Low college admission and completion rates correlate
with the skyrocketing numbers of African American, Latino and Native American
students who are suspended, expelled, pushed out of school and imprisoned in
juvenile and adult facilities. There’s no reason to believe that DeVos wouldn’t
cosign Trump’s law and order platform and increase federal funding for more
police, military hardware and surveillance equipment on school campuses.
The DeVos privatization agenda also bodes ill for
undocumented students already facing a precarious future due to Trump’s threat
to rescind Obama’s Deferred Action for Childhood Arrivals (DACA) program. The threat of deportation, homelessness and
family upheaval would traumatize already fragile immigrant communities that
rely on a patchwork of social services to survive.
Under a Secretary DeVos, multicultural education,
reproductive health education and the development of safe and inclusive school
climates for LGBTQI
students would also come under fire.
The new regime could utilize its bully pulpit to further vilify
equitable bathroom policies for transgender students, and the promotion of “abstinence-only”

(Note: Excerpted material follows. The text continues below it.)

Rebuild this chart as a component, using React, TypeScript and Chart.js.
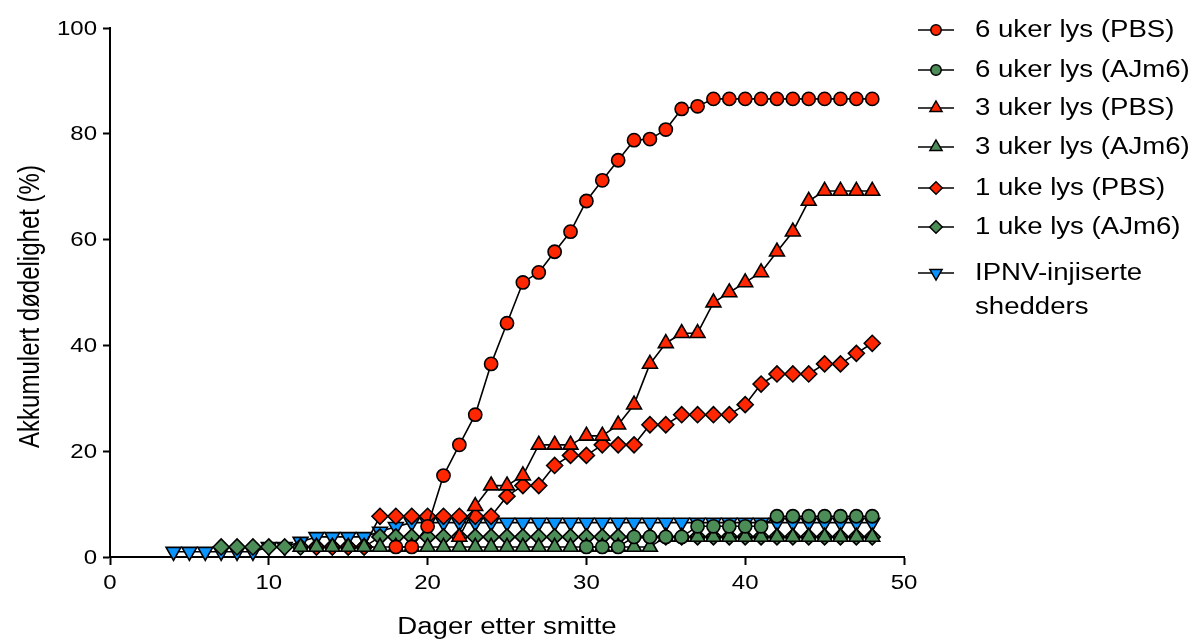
import React, { useEffect, useRef } from 'react';
import { Chart, registerables } from 'chart.js';

Chart.register(...registerables);

// ---------- data ----------
const days6PBS = [18, 19, 20, 21, 22, 23, 24, 25, 26, 27, 28, 29, 30, 31, 32, 33, 34, 35, 36, 37, 38, 39, 40, 41, 42, 43, 44, 45, 46, 47, 48];
const mort6PBS = [1.9, 1.9, 5.8, 15.4, 21.2, 26.9, 36.5, 44.2, 51.9, 53.8, 57.7, 61.5, 67.3, 71.2, 75.0, 78.8, 79.0, 80.8, 84.7, 85.2, 86.6, 86.6, 86.6, 86.6, 86.6, 86.6, 86.6, 86.6, 86.6, 86.6, 86.6];

const days6AJm6 = [30, 31, 32, 33, 34, 35, 36, 37, 38, 39, 40, 41, 42, 43, 44, 45, 46, 47, 48];
const mort6AJm6 = [1.9, 1.9, 1.9, 3.8, 3.8, 3.8, 3.8, 5.8, 5.8, 5.8, 5.8, 5.8, 7.7, 7.7, 7.7, 7.7, 7.7, 7.7, 7.7];

const days3PBS = [22, 23, 24, 25, 26, 27, 28, 29, 30, 31, 32, 33, 34, 35, 36, 37, 38, 39, 40, 41, 42, 43, 44, 45, 46, 47, 48];
const mort3PBS = [3.8, 9.6, 13.5, 13.5, 15.4, 21.2, 21.2, 21.2, 22.9, 22.9, 25.0, 28.8, 36.5, 40.4, 42.3, 42.3, 48.1, 50.0, 51.9, 53.8, 57.7, 61.5, 67.3, 69.2, 69.2, 69.2, 69.2];

const days3AJm6 = [12, 13, 14, 15, 16, 17, 18, 19, 20, 21, 22, 23, 24, 25, 26, 27, 28, 29, 30, 31, 32, 33, 34, 35, 36, 37, 38, 39, 40, 41, 42, 43, 44, 45, 46, 47, 48];
const mort3AJm6 = [1.9, 1.9, 1.9, 1.9, 1.9, 1.9, 1.9, 1.9, 1.9, 1.9, 1.9, 1.9, 1.9, 1.9, 1.9, 1.9, 1.9, 1.9, 1.9, 1.9, 1.9, 1.9, 1.9, 3.8, 3.8, 3.8, 3.8, 3.8, 3.8, 3.8, 3.8, 3.8, 3.8, 3.8, 3.8, 3.8, 3.8];

const days1PBS = [13, 14, 15, 16, 17, 18, 19, 20, 21, 22, 23, 24, 25, 26, 27, 28, 29, 30, 31, 32, 33, 34, 35, 36, 37, 38, 39, 40, 41, 42, 43, 44, 45, 46, 47, 48];
const mort1PBS = [1.9, 1.9, 1.9, 1.9, 7.7, 7.7, 7.7, 7.7, 7.7, 7.7, 7.7, 7.7, 11.5, 13.5, 13.5, 17.3, 19.2, 19.2, 21.2, 21.2, 21.2, 25.0, 25.0, 26.9, 26.9, 26.9, 26.9, 28.8, 32.7, 34.6, 34.6, 34.6, 36.5, 36.5, 38.5, 40.4];

const days1AJm6 = [7, 8, 9, 10, 11, 12, 13, 14, 15, 16, 17, 18, 19, 20, 21, 22, 23, 24, 25, 26, 27, 28, 29, 30, 31, 32, 33, 34, 35, 36, 37, 38, 39, 40, 41, 42, 43, 44, 45, 46, 47, 48];
const mort1AJm6 = [1.9, 1.9, 1.9, 1.9, 1.9, 1.9, 1.9, 1.9, 1.9, 1.9, 3.8, 3.8, 3.8, 3.8, 3.8, 3.8, 3.8, 3.8, 3.8, 3.8, 3.8, 3.8, 3.8, 3.8, 3.8, 3.8, 3.8, 3.8, 3.8, 3.8, 3.8, 3.8, 3.8, 3.8, 3.8, 3.8, 3.8, 3.8, 3.8, 3.8, 3.8, 3.8];

const daysIPNV = [4, 5, 6, 7, 8, 9, 10, 11, 12, 13, 14, 15, 16, 17, 18, 19, 20, 21, 22, 23, 24, 25, 26, 27, 28, 29, 30, 31, 32, 33, 34, 35, 36, 37, 38, 39, 40, 41, 42, 43, 44, 45, 46, 47, 48];
const mortIPNV = [1.0, 1.0, 1.0, 1.0, 1.0, 1.0, 1.9, 1.9, 2.9, 3.8, 3.8, 3.8, 3.8, 4.8, 5.7, 6.5, 6.5, 6.5, 6.5, 6.5, 6.5, 6.5, 6.5, 6.5, 6.5, 6.5, 6.5, 6.5, 6.5, 6.5, 6.5, 6.5, 6.5, 6.5, 6.5, 6.5, 6.5, 6.5, 6.5, 6.5, 6.5, 6.5, 6.5, 6.5, 6.5];

const seriesLabels = [
  ['6 uker lys (PBS)'],
  ['6 uker lys (AJm6)'],
  ['3 uker lys (PBS)'],
  ['3 uker lys (AJm6)'],
  ['1 uke lys (PBS)'],
  ['1 uke lys (AJm6)'],
  ['IPNV-injiserte', 'shedders'],
];

const xTicks = [0, 10, 20, 30, 40, 50];
const yTicks = [0, 20, 40, 60, 80, 100];
const xTitle = 'Dager etter smitte';
const yTitle = 'Akkumulert dødelighet (%)';

// ---------- styling ----------
const RED = '#FF2600';
const GREEN = '#4C8C57';
const BLUE = '#0A94FF';
const FONT = '"Liberation Sans", Arial, Helvetica, sans-serif';
const STRETCH = 1.2;

type Shape = 'circle' | 'up' | 'diamond' | 'down';
const seriesStyle: { color: string; shape: Shape }[] = [
  { color: RED, shape: 'circle' },
  { color: GREEN, shape: 'circle' },
  { color: RED, shape: 'up' },
  { color: GREEN, shape: 'up' },
  { color: RED, shape: 'diamond' },
  { color: GREEN, shape: 'diamond' },
  { color: BLUE, shape: 'down' },
];
const seriesDays = [days6PBS, days6AJm6, days3PBS, days3AJm6, days1PBS, days1AJm6, daysIPNV];
const seriesVals = [mort6PBS, mort6AJm6, mort3PBS, mort3AJm6, mort1PBS, mort1AJm6, mortIPNV];

function pointProps(shape: Shape) {
  switch (shape) {
    case 'circle':
      return { pointStyle: 'circle', pointRadius: 6.6, pointRotation: 0 };
    case 'up':
      return { pointStyle: 'triangle', pointRadius: 8.6, pointRotation: 0 };
    case 'down':
      return { pointStyle: 'triangle', pointRadius: 8.6, pointRotation: 180 };
    default:
      return { pointStyle: 'rectRot', pointRadius: 8, pointRotation: 0 };
  }
}

function drawStretched(ctx: CanvasRenderingContext2D, text: string, x: number, y: number, rotate = false) {
  ctx.save();
  ctx.translate(x, y);
  ctx.scale(STRETCH, 1);
  if (rotate) ctx.rotate(-Math.PI / 2);
  ctx.fillText(text, 0, 0);
  ctx.restore();
}

function drawMarker(ctx: CanvasRenderingContext2D, shape: Shape, color: string, x: number, y: number) {
  ctx.save();
  ctx.beginPath();
  if (shape === 'circle') {
    ctx.arc(x, y, 5.2, 0, Math.PI * 2);
  } else if (shape === 'diamond') {
    const r = 6.3;
    ctx.moveTo(x, y - r);
    ctx.lineTo(x + r, y);
    ctx.lineTo(x, y + r);
    ctx.lineTo(x - r, y);
    ctx.closePath();
  } else {
    const r = 7;
    const dir = shape === 'up' ? 1 : -1;
    ctx.moveTo(x, y - dir * r);
    ctx.lineTo(x + r * 0.866, y + dir * r * 0.5);
    ctx.lineTo(x - r * 0.866, y + dir * r * 0.5);
    ctx.closePath();
  }
  ctx.fillStyle = color;
  ctx.fill();
  ctx.lineWidth = 1.5;
  ctx.strokeStyle = '#000';
  ctx.stroke();
  ctx.restore();
}

const legendRowY = [30, 70, 108, 147, 188, 227, 273];
const legendLineGap = 34;

const textPlugin = {
  id: 'stretchedText',
  afterDraw(chart: any) {
    const ctx: CanvasRenderingContext2D = chart.ctx;
    const xs = chart.scales.x;
    const ys = chart.scales.y;
    const area = chart.chartArea;
    ctx.save();
    ctx.fillStyle = '#000';

    // tick labels
    ctx.font = `20px ${FONT}`;
    ctx.textAlign = 'right';
    ctx.textBaseline = 'middle';
    yTicks.forEach((v) => drawStretched(ctx, String(v), area.left - 13, ys.getPixelForValue(v) + 1));
    ctx.textAlign = 'center';
    xTicks.forEach((v) => drawStretched(ctx, String(v), xs.getPixelForValue(v), area.bottom + 26));

    // axis titles
    ctx.font = `23px ${FONT}`;
    ctx.textAlign = 'center';
    ctx.textBaseline = 'middle';
    drawStretched(ctx, xTitle, (area.left + area.right) / 2, 628);
    ctx.font = `24px ${FONT}`;
    drawStretched(ctx, yTitle, 31, (area.top + area.bottom) / 2 + 14, true);

    // legend
    ctx.font = `23px ${FONT}`;
    ctx.textAlign = 'left';
    seriesLabels.forEach((lines, i) => {
      const y = legendRowY[i];
      ctx.beginPath();
      ctx.moveTo(918, y);
      ctx.lineTo(954, y);
      ctx.lineWidth = 1.5;
      ctx.strokeStyle = '#000';
      ctx.stroke();
      drawMarker(ctx, seriesStyle[i].shape, seriesStyle[i].color, 936, y);
      ctx.fillStyle = '#000';
      lines.forEach((t, k) => drawStretched(ctx, t, 975, y + 1 + k * legendLineGap));
    });
    ctx.restore();
  },
};

export default function App() {
  const ref = useRef<HTMLCanvasElement>(null);

  useEffect(() => {
    const canvas = ref.current;
    if (!canvas) return;
    const datasets = seriesDays.map((days, i) => ({
      label: seriesLabels[i].join(' '),
      data: days.map((d, k) => ({ x: d, y: seriesVals[i][k] })),
      borderColor: '#000',
      borderWidth: 1.6,
      backgroundColor: seriesStyle[i].color,
      pointBackgroundColor: seriesStyle[i].color,
      pointBorderColor: '#000',
      pointBorderWidth: 1.6,
      ...pointProps(seriesStyle[i].shape),
      tension: 0,
      fill: false,
      clip: false as any,
    }));

    const chart = new Chart(canvas, {
      type: 'line',
      data: { datasets: datasets as any },
      options: {
        animation: false,
        responsive: false,
        devicePixelRatio: 1,
        layout: { padding: { left: 0, right: 288, top: 28, bottom: 0 } },
        plugins: { legend: { display: false }, tooltip: { enabled: false } },
        elements: { line: { borderJoinStyle: 'round' } },
        scales: {
          x: {
            type: 'linear',
            min: 0,
            max: 50,
            afterBuildTicks: (s: any) => {
              s.ticks = xTicks.map((v) => ({ value: v }));
            },
            afterFit: (s: any) => {
              s.height = 84;
            },
            ticks: { display: false },
            grid: { drawOnChartArea: false, drawTicks: true, tickLength: 8, tickWidth: 2, tickColor: '#000', color: '#000' },
            border: { display: true, color: '#000', width: 2 },
          },
          y: {
            type: 'linear',
            min: 0,
            max: 100,
            afterBuildTicks: (s: any) => {
              s.ticks = yTicks.map((v) => ({ value: v }));
            },
            afterFit: (s: any) => {
              s.width = 110;
            },
            ticks: { display: false },
            grid: { drawOnChartArea: false, drawTicks: true, tickLength: 7, tickWidth: 2, tickColor: '#000', color: '#000' },
            border: { display: true, color: '#000', width: 2 },
          },
        },
      } as any,
      plugins: [textPlugin],
    });
    return () => chart.destroy();
  }, []);

  return (
    <div style={{ position: 'absolute', left: 0, top: 0, width: 1192, height: 641, background: '#fff' }}>
      <canvas ref={ref} width={1192} height={641} style={{ width: '1192px', height: '641px', display: 'block' }} />
    </div>
  );
}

education would most likely be back on the federal table. Although states would have leeway in pushing
back on these policies, a DeVos education department, buttressed by a GOP
controlled Congress, could jeopardize federal funding for states and school
districts that buck the right wing agenda.
As the NAACP Legal Defense Fund
recently noted
in its opposition to DeVos’ appointment, “[she] provided funding for the Center
for Individual Rights during its legal battle with the University of Michigan
over affirmative action. After
the Supreme Court ruled in 2003 to uphold the university’s affirmative action
policy…she acknowledged that the motives underlying the policy were proper
[but] stated that the policy was still unfair.”
For human rights, social justice and secular
education, a DeVos regime in the Education Department would be the proverbial
case of the fox guarding the henhouse.